As a matter of fact, I recently talked to Joe about this because the Trio is opening up for the Duo at Mexicali Blues in New Jersey on February 22nd. I was talking to Joe about it and he was hesitant to say yes and I asked why. "Well it just sounds a lot like the Duo." I was like "Woah! I don't think this music sounds like the Duo at all personally."
AAJ: Yeah I don't think it does.
MB: It wasn't a conscious effort, the only effort was that I wanted to put out tunes that I had been holding on to for a while and [I wanted to] play them Matt, Reed and Andrew and record it. Maybe naturally, like I was saying there were some songs that Joe wasn't really vibing with, so these songs are going to come out like this because they didn't work with the Duo.
AAJ: What is a circuit-bent toy?
MB: Oh, man, you need to type that into YouTube. Some schools even show little kids how to circuit bend their Speak-and-Spell and they love it. When I was a kid I always like to take apart my shit but I never put it back together or made it rework. It's definitely a natural instinct to want to take your radio apart or take the backing of your Casio keyboard and look at the little green circuit board where all the wires are soldering.

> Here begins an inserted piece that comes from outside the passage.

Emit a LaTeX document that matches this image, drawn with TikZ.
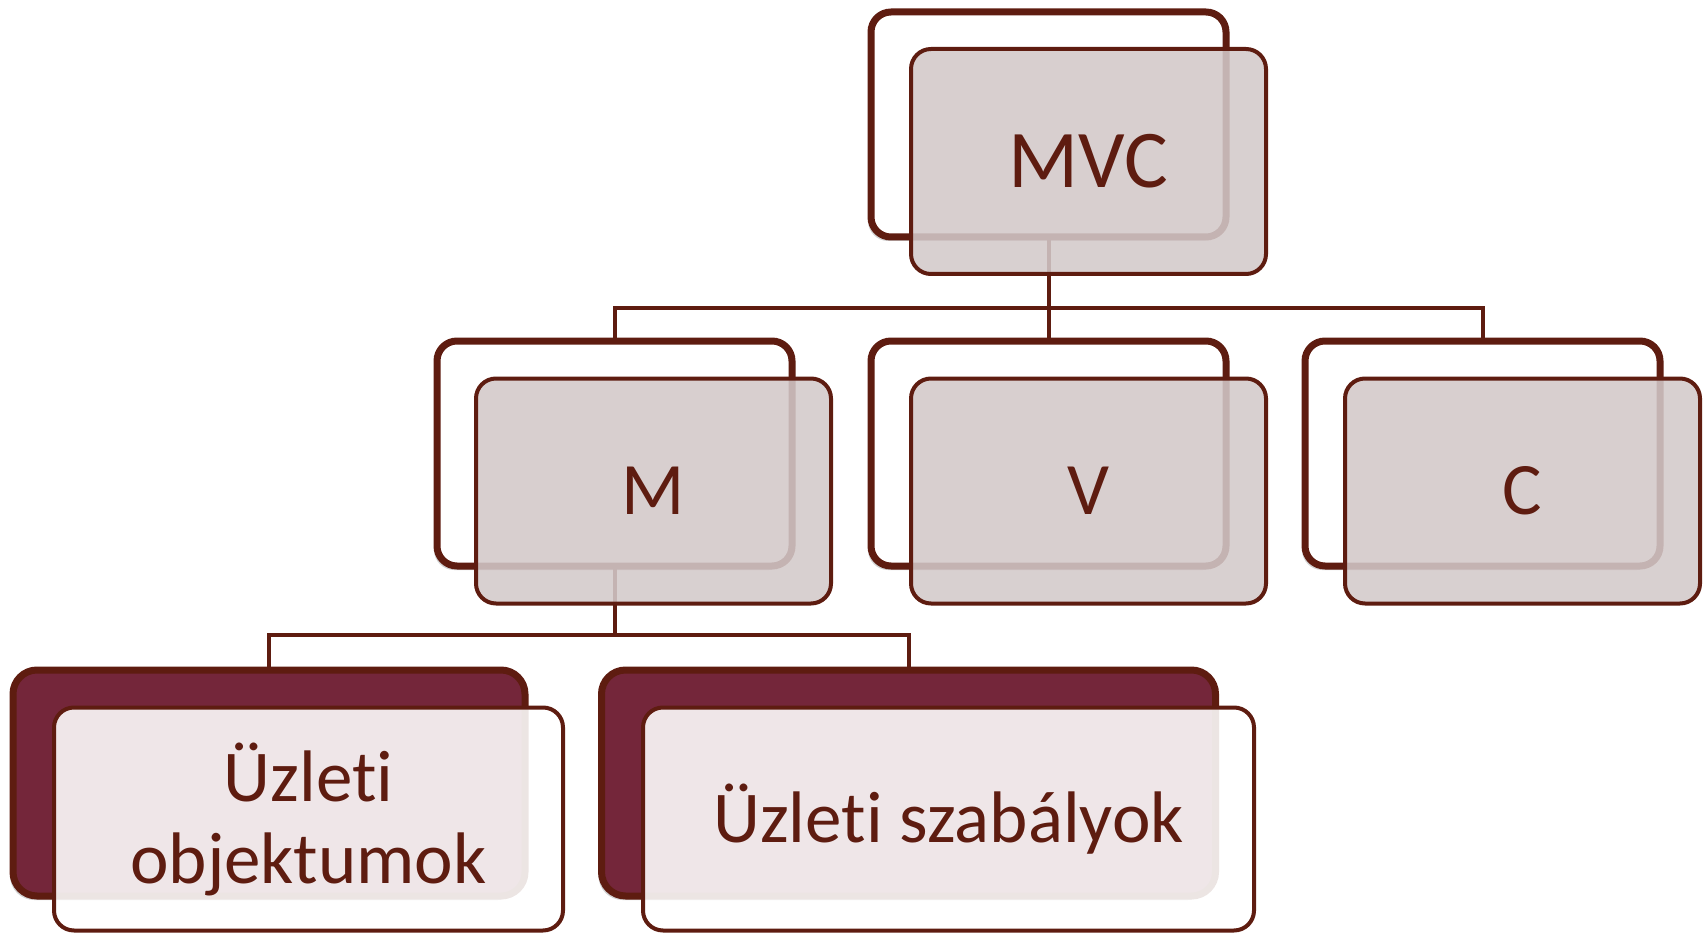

Circuit bending is where you go in there and intercept a wire that's on that circuit board and you solder it onto a toggle switch or a knob and the you hit a button on your toy and flip the switch or turn the knob and see what it does to the sound. It's awesome. The only reason that I found out about it was my friend Tom Stephenson in Chicago showed up at a Duo show with a duffel bag filled with these toys. He said, "A friend of mine told me to come herehe thought you might be into this stuff," and he pulled out all these weird toys with weird pitch knobs. Joe and I both [fell in love] with the toys.
AAJ: So you use them on Duo records as well?
MB: Yeah on Play Pause Stop I use them on the first track, "Play Pause Stop," a lot. And I use circuit bent toys live with the duo. They just make these weird lo-fi, glitchy sounds that can be really effective. "If You Keep on Asking Me"there's a bunch in there. And at the end of "Atari" there's a bunch. Actually the very end of "Atari," the last two seconds, is a circuit bent Speak and Spell.
You should get into them manI just got a midi circuit bent Speak and Spell that can be triggered with a drum pad so when you hit the pad it makes [amazing sounds].
AAJ: So wrapping it all up, what's next for you? You mentioned earlier that there is some Duo and Trio dates that kinda overlap?
MB: The trioMatt Chamberlain, Reed and I are gonna do a bunch of dates in MayNew Orleans Jazz Fest, San Francisco, Boulder Theater.
AAJ: And you're working on a new Duo record also?
MB: If all goes well, Joe and I will release a new record in 2009. And I hope to release Live at Sullivan Hall.
Marco Benevento, Invisible Babies (Hyena, 2008)
Marco Benevento, Live at Tonic (Ropeadope, 2007)
Benevento/Russo Duo, Play Pause Stop (Reincarnate/Butter Problems, 2006)
Benevento/Russo Duo, Best Reason to Buy the Sun (Ropeadope, 2005)
Benevento/Russo Duo, Darts ((Self Produced, 2003)
Benevento/Russo Duo, Benevento/Russo Duo (Self Produced, 2002)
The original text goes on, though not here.